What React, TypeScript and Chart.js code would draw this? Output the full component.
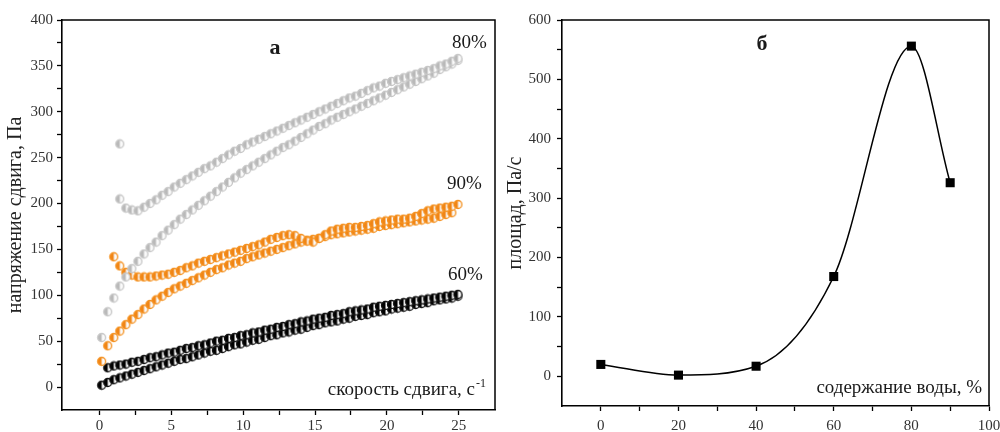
import React, { useEffect, useRef } from 'react';
import { Chart, registerables } from 'chart.js';

Chart.register(...registerables);

// ---------- Panel а: shear stress vs shear rate ----------
const SHEAR_RATE = [0.16, 0.58, 1.0, 1.42, 1.84, 2.26, 2.68, 3.1, 3.52, 3.94, 4.36, 4.78, 5.2, 5.62, 6.04, 6.46, 6.88, 7.3, 7.72, 8.14, 8.56, 8.98, 9.4, 9.82, 10.24, 10.66, 11.08, 11.5, 11.92, 12.34, 12.76, 13.18, 13.6, 14.02, 14.44, 14.86, 15.28, 15.7, 16.12, 16.54, 16.96, 17.38, 17.8, 18.22, 18.64, 19.06, 19.48, 19.9, 20.32, 20.74, 21.16, 21.58, 22.0, 22.42, 22.84, 23.26, 23.68, 24.1, 24.52, 24.94];

const STRESS_80_UP = [null, null, null, 205, 195, 193, 192, 196, 200, 204, 209, 213, 218, 222, 226, 230, 234, 238, 241, 245, 249, 253, 257, 260, 264, 267, 270, 273, 276, 279, 282, 285, 288, 291, 294, 297, 300, 303, 306, 309, 312, 315, 317, 320, 323, 326, 328, 331, 333, 335, 337, 339, 341, 343, 345, 347, 350, 352, 355, 358];
const STRESS_80_DOWN = [54, 82, 97, 110, 120, 129, 137, 145, 152, 158, 165, 171, 177, 183, 188, 193, 198, 203, 208, 213, 218, 223, 228, 233, 237, 241, 245, 249, 253, 257, 261, 264, 268, 272, 276, 280, 284, 287, 291, 294, 297, 300, 303, 306, 309, 312, 315, 318, 321, 324, 327, 330, 333, 336, 339, 342, 346, 349, 352, 356];
const EXTRA_80_RATE = [1.42];
const EXTRA_80_STRESS = [265];

const STRESS_90_UP = [null, null, 142, 132, 125, 122, 120, 120, 120, 121, 122, 123, 125, 127, 130, 132, 135, 137, 139, 141, 143, 145, 147, 149, 151, 153, 155, 158, 161, 163, 165, 166, 165, 162, 159, 158, 162, 166, 170, 172, 173, 174, 174, 175, 176, 178, 180, 181, 182, 183, 183, 184, 186, 189, 192, 194, 195, 196, 197, 199];
const STRESS_90_DOWN = [28, 45, 54, 61, 68, 74, 79, 85, 90, 95, 99, 103, 107, 110, 113, 116, 119, 122, 125, 128, 130, 133, 135, 137, 140, 142, 144, 146, 148, 150, 152, 154, 156, 158, 160, 161, 162, 164, 166, 167, 168, 169, 170, 171, 172, 173, 175, 176, 177, 178, 179, 180, 181, 182, 183, 184, 186, 188, 190, null];

const STRESS_60_UP = [null, 21, 23, 24, 25, 27, 28, 30, 32, 33, 35, 37, 38, 40, 42, 43, 45, 46, 48, 50, 51, 53, 54, 56, 57, 59, 60, 62, 63, 65, 66, 68, 69, 71, 72, 74, 75, 76, 78, 79, 80, 82, 83, 84, 85, 87, 88, 89, 90, 91, 92, 93, 94, 95, 96, 97, 98, 99, 100, 101];
const STRESS_60_DOWN = [2, 5, 8, 10, 12, 14, 16, 18, 20, 22, 24, 26, 28, 30, 31, 33, 35, 37, 39, 40, 42, 44, 46, 47, 49, 51, 52, 54, 56, 57, 59, 60, 62, 63, 65, 67, 68, 70, 71, 72, 74, 75, 77, 78, 79, 81, 82, 83, 85, 86, 87, 88, 90, 91, 92, 94, 95, 96, 97, 99];

const LEFT_X_TICKS = [0, 2.5, 5, 7.5, 10, 12.5, 15, 17.5, 20, 22.5, 25];
const LEFT_X_LABELS = [0, 5, 10, 15, 20, 25];
const LEFT_Y_TICKS = [0, 25, 50, 75, 100, 125, 150, 175, 200, 225, 250, 275, 300, 325, 350, 375, 400];
const LEFT_Y_LABELS = [0, 50, 100, 150, 200, 250, 300, 350, 400];

// ---------- Panel б: area vs water content ----------
const WATER_CONTENT = [0, 20, 40, 60, 80, 90];
const AREA = [20, 2, 17, 168, 556, 326];

const RIGHT_X_TICKS = [0, 10, 20, 30, 40, 50, 60, 70, 80, 90, 100];
const RIGHT_X_LABELS = [0, 20, 40, 60, 80, 100];
const RIGHT_Y_TICKS = [0, 50, 100, 150, 200, 250, 300, 350, 400, 450, 500, 550, 600];
const RIGHT_Y_LABELS = [0, 100, 200, 300, 400, 500, 600];

const SERIF = '"Liberation Serif", "Times New Roman", serif';

function toPoints(xs: number[], ys: (number | null)[]) {
  const out: { x: number; y: number }[] = [];
  xs.forEach((x, i) => {
    const y = ys[i];
    if (y !== null && y !== undefined) out.push({ x, y });
  });
  return out;
}

function halfCircle(fill: string, edge: string): HTMLCanvasElement {
  const c = document.createElement('canvas');
  c.width = 11;
  c.height = 11;
  const g = c.getContext('2d')!;
  const cx = 5.5, cy = 5.5, r = 4;
  g.beginPath();
  g.arc(cx, cy, r, 0, Math.PI * 2);
  g.fillStyle = '#fafafa';
  g.fill();
  g.beginPath();
  g.arc(cx, cy, r, Math.PI / 2, (Math.PI * 3) / 2);
  g.closePath();
  g.fillStyle = fill;
  g.fill();
  g.beginPath();
  g.arc(cx, cy, r, 0, Math.PI * 2);
  g.lineWidth = 1.3;
  g.strokeStyle = edge;
  g.stroke();
  return c;
}

const framePlugin = {
  id: 'frame',
  afterDraw(chart: any) {
    const { ctx, chartArea: a } = chart;
    ctx.save();
    ctx.strokeStyle = '#000';
    ctx.lineWidth = 1.5;
    ctx.beginPath();
    ctx.moveTo(a.left, a.top);
    ctx.lineTo(a.right, a.top);
    ctx.lineTo(a.right, a.bottom);
    ctx.stroke();
    ctx.restore();
  },
};

type Txt = { text: string; x: number; y: number; size: number; bold?: boolean; align?: CanvasTextAlign; sup?: string };

function textPlugin(items: Txt[]) {
  return {
    id: 'texts',
    afterDraw(chart: any) {
      const ctx = chart.ctx as CanvasRenderingContext2D;
      ctx.save();
      ctx.fillStyle = '#1a1a1a';
      ctx.textBaseline = 'alphabetic';
      for (const t of items) {
        ctx.font = `${t.bold ? 'bold ' : ''}${t.size}px ${SERIF}`;
        ctx.textAlign = t.align || 'left';
        ctx.fillText(t.text, t.x, t.y);
        if (t.sup) {
          const w = ctx.measureText(t.text).width;
          const startX = t.align === 'center' ? t.x + w / 2 : t.align === 'right' ? t.x : t.x + w;
          ctx.font = `${Math.round(t.size * 0.62)}px ${SERIF}`;
          ctx.textAlign = 'left';
          ctx.fillText(t.sup, startX + 1, t.y - t.size * 0.42);
        }
      }
      ctx.restore();
    },
  };
}

function axisCommon(ticksList: number[], labels: number[], fitSize: number, isX: boolean, pad: number) {
  return {
    type: 'linear' as const,
    afterBuildTicks: (s: any) => {
      s.ticks = ticksList.map((v) => ({ value: v }));
    },
    afterFit: (s: any) => {
      if (isX) {
        s.height = fitSize;
        s.paddingLeft = 0;
        s.paddingRight = 0;
      } else {
        s.width = fitSize;
        s.paddingTop = 0;
        s.paddingBottom = 0;
      }
    },
    grid: { display: true, drawOnChartArea: false, drawTicks: true, tickLength: 5, tickWidth: 1.3, tickColor: '#000' },
    border: { display: true, color: '#000', width: 1.6 },
    ticks: {
      autoSkip: false,
      maxRotation: 0,
      minRotation: 0,
      padding: pad,
      color: '#333',
      font: { family: SERIF, size: 15 },
      callback: (v: any) => (labels.includes(Number(v)) ? String(v) : ''),
    },
  };
}

function LeftPanel() {
  const ref = useRef<HTMLCanvasElement | null>(null);
  useEffect(() => {
    if (!ref.current) return;
    const gray = halfCircle('#b9b9b9', '#c6c6c6');
    const orange = halfCircle('#f08516', '#f5911f');
    const black = halfCircle('#000', '#111');
    const ds = (data: any, style: any) => ({ data, pointStyle: style, pointRadius: 4, showLine: false });
    const chart = new Chart(ref.current, {
      type: 'scatter',
      data: {
        datasets: [
          ds(toPoints(SHEAR_RATE, STRESS_80_UP), gray),
          ds(toPoints(SHEAR_RATE, STRESS_80_DOWN), gray),
          ds(toPoints(EXTRA_80_RATE, EXTRA_80_STRESS), gray),
          ds(toPoints(SHEAR_RATE, STRESS_90_UP), orange),
          ds(toPoints(SHEAR_RATE, STRESS_90_DOWN), orange),
          ds(toPoints(SHEAR_RATE, STRESS_60_UP), black),
          ds(toPoints(SHEAR_RATE, STRESS_60_DOWN), black),
        ],
      },
      options: {
        responsive: false,
        animation: false,
        layout: { padding: { left: 0, right: 3, top: 20, bottom: 0 } },
        plugins: { legend: { display: false }, tooltip: { enabled: false } },
        scales: {
          x: { ...axisCommon(LEFT_X_TICKS, LEFT_X_LABELS, 22, true, 2), min: -2.6, max: 27.52 },
          y: {
            ...axisCommon(LEFT_Y_TICKS, LEFT_Y_LABELS, 62, false, 4),
            min: -25,
            max: 400,
            title: { display: true, text: 'напряжение сдвига, Па', color: '#222', font: { family: SERIF, size: 20 }, padding: { top: 4, bottom: 0 } },
          },
        },
      },
      plugins: [
        framePlugin,
        textPlugin([
          { text: 'а', x: 275, y: 54, size: 22, bold: true, align: 'center' },
          { text: '80%', x: 452, y: 48, size: 19 },
          { text: '90%', x: 447, y: 189, size: 19 },
          { text: '60%', x: 448, y: 280, size: 19 },
          { text: 'скорость сдвига, с', x: 475, y: 395, size: 19, align: 'right', sup: '-1' },
        ]),
      ],
    } as any);
    return () => chart.destroy();
  }, []);
  return <canvas ref={ref} width={500} height={432} style={{ display: 'block' }} />;
}

function RightPanel() {
  const ref = useRef<HTMLCanvasElement | null>(null);
  useEffect(() => {
    if (!ref.current) return;
    const chart = new Chart(ref.current, {
      type: 'scatter',
      data: {
        datasets: [
          {
            data: toPoints(WATER_CONTENT, AREA),
            showLine: true,
            cubicInterpolationMode: 'monotone',
            borderColor: '#000',
            borderWidth: 1.5,
            backgroundColor: '#000',
            pointStyle: 'rect',
            pointRadius: 6.4,
            pointBorderWidth: 0,
          },
        ],
      },
      options: {
        responsive: false,
        animation: false,
        layout: { padding: { left: 0, right: 11, top: 20, bottom: 0 } },
        plugins: { legend: { display: false }, tooltip: { enabled: false } },
        scales: {
          x: { ...axisCommon(RIGHT_X_TICKS, RIGHT_X_LABELS, 26, true, 6), min: -10, max: 100 },
          y: {
            ...axisCommon(RIGHT_Y_TICKS, RIGHT_Y_LABELS, 62, false, 6),
            min: -50,
            max: 600,
            title: { display: true, text: 'площад, Па/с', color: '#222', font: { family: SERIF, size: 20 }, padding: { top: 4, bottom: 0 } },
          },
        },
      },
      plugins: [
        framePlugin,
        textPlugin([
          { text: 'б', x: 262, y: 50, size: 22, bold: true, align: 'center' },
          { text: 'содержание воды, %', x: 482, y: 393, size: 19, align: 'right' },
        ]),
      ],
    } as any);
    return () => chart.destroy();
  }, []);
  return <canvas ref={ref} width={500} height={432} style={{ display: 'block' }} />;
}

export default function App() {
  return (
    <div style={{ position: 'fixed', left: 0, top: 0, width: 1000, height: 432, display: 'flex', background: '#fff', overflow: 'hidden' }}>
      <LeftPanel />
      <RightPanel />
    </div>
  );
}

◇ ◇ ◇

**Short task:**
Up to and including the line containing "24.1, 24.52, 24.94];", repeat every line from the start of the data, but none of the pictures.

**Solution for this task:**
What React, TypeScript and Chart.js code would draw this? Output the full component.
import React, { useEffect, useRef } from 'react';
import { Chart, registerables } from 'chart.js';

Chart.register(...registerables);

// ---------- Panel а: shear stress vs shear rate ----------
const SHEAR_RATE = [0.16, 0.58, 1.0, 1.42, 1.84, 2.26, 2.68, 3.1, 3.52, 3.94, 4.36, 4.78, 5.2, 5.62, 6.04, 6.46, 6.88, 7.3, 7.72, 8.14, 8.56, 8.98, 9.4, 9.82, 10.24, 10.66, 11.08, 11.5, 11.92, 12.34, 12.76, 13.18, 13.6, 14.02, 14.44, 14.86, 15.28, 15.7, 16.12, 16.54, 16.96, 17.38, 17.8, 18.22, 18.64, 19.06, 19.48, 19.9, 20.32, 20.74, 21.16, 21.58, 22.0, 22.42, 22.84, 23.26, 23.68, 24.1, 24.52, 24.94];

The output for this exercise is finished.